3. Accessibility is limited by territorial disorganization and a poorly developed address system

Due to unclear community boundaries coupled with a poorly developed address system, residents in isolated ger districts miss regular information and the visits by unit leaders. It was claimed by some unit leaders that they accidently find a household registered at the first street in the third street, which complicates their weekly visit for the dissemination of information, as well as proper statistics of people’s residency. Public officers such as social workers and unit leaders blame local residents for being passive – about not raising the issue of an incomplete or duplicated address system to the local administration. They generally stereotype them for being ignorant of ways to improve their living environment, and describe them as lazy and dependent on the state.  On the contrary, local residents blame the Government for being inattentive and not improving the organization of communities. Ultimately, such a contradictory reciprocal situation creates an atmosphere where “everyone is to blame, but no one is responsible” in the process of ger district development.

4. Residents need institutions to advocate for them, so their voices are heard by decision makers and so they can participate in public events for community improvement.

Non-governmental organizations (NGOs) are key institutions in supporting residents living in isolated areas and assisting in making sure their voices are heard by decision makers.

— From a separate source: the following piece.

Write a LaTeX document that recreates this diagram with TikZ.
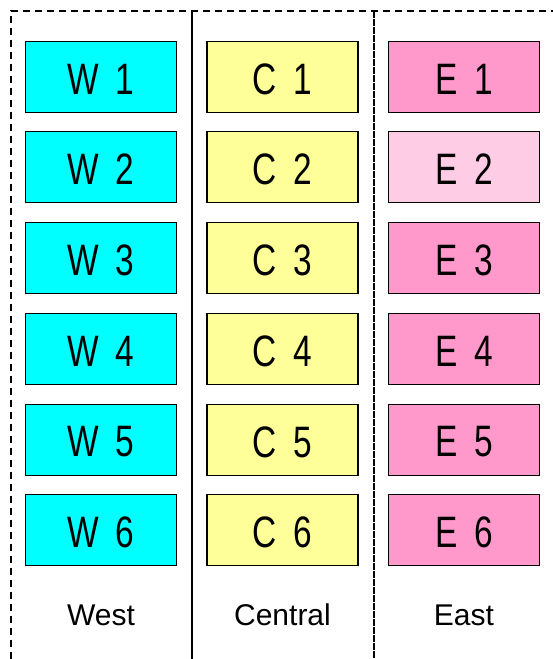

In social exclusion studies, a lack of NGO activities in respective areas and lack of opportunity for local residents to participate in NGO initiatives are used as an indicator for social exclusion. In this study, we asked about peoples’ awareness of local NGOs and about peoples’ participation in NGO activities.  About 74.1% of survey participants responded that they did not know of a single NGO. Additionally, 72% of participants had never participated in an event organized by a NGO even though they do not see any barriers limiting their participation. In general, it is certainly a challenge to obtain information on civil society organizations functioning in Mongolia and, thus far, we have limited information of their collaborations and joint struggles due to a weak cooperation between state and civil society organizations. It is estimated that there are nearly 16,000 officially registered NGOs in Mongolia, but only a number of these NGOs work to support migrant households in Ulaanbaatar in accessing better public services such as health, education and employment.[14]


Bayartsetseg’s contact email is: bayartsetsegt@gmail.com



[1] Gantulga, 2010; Narantuya, 2010; Byambadorj, 2011.

[2] Munkhjargal, 2006.

[3] Narantuya, 2010.

[4] The total population of Mongolia is 3,022,685 as of the latest data available in 2015. Population of Ulaanbaatar city is about 1,372,042, which is a little over the half of total population. The information was retrieved and updated from www.1212.mn on November 2014.

[5] Ulaanbaatar Statistics Office, 2015.

[6] Information was retrieved from Ulaanbaatar City Statistics Office website at www.ubstats.mn.

[7] Munkhjargal, 2006.

[8] City Mayors’ Office, 2014.

[9] Personal communication with Mr. Enkhbaatar, specialist at the Ger Area Development Bureau, 2015.

[10] The Presidents’ Office (2013).  Direct Democracy and Public Participation. Second edition. Ulaanbaatar

[11] Unit leaders – reach-out officers representing government deals – have been the main connector and facilitator of community actions at most occasions. Each district is divided into sub divisions (khoroos) and sub divisions are divided into units/plots (kheseg). Each kheseg or units have a designated unit leader who is responsible for disseminating information and collecting primary data for social workers by visiting door to door throughout his/her designated unit.

[12] Burchardt, 2000.

[13] MCC, 2013.

[14] Personal communication with Ms. Erdenesuvd, NGO representative, 2014.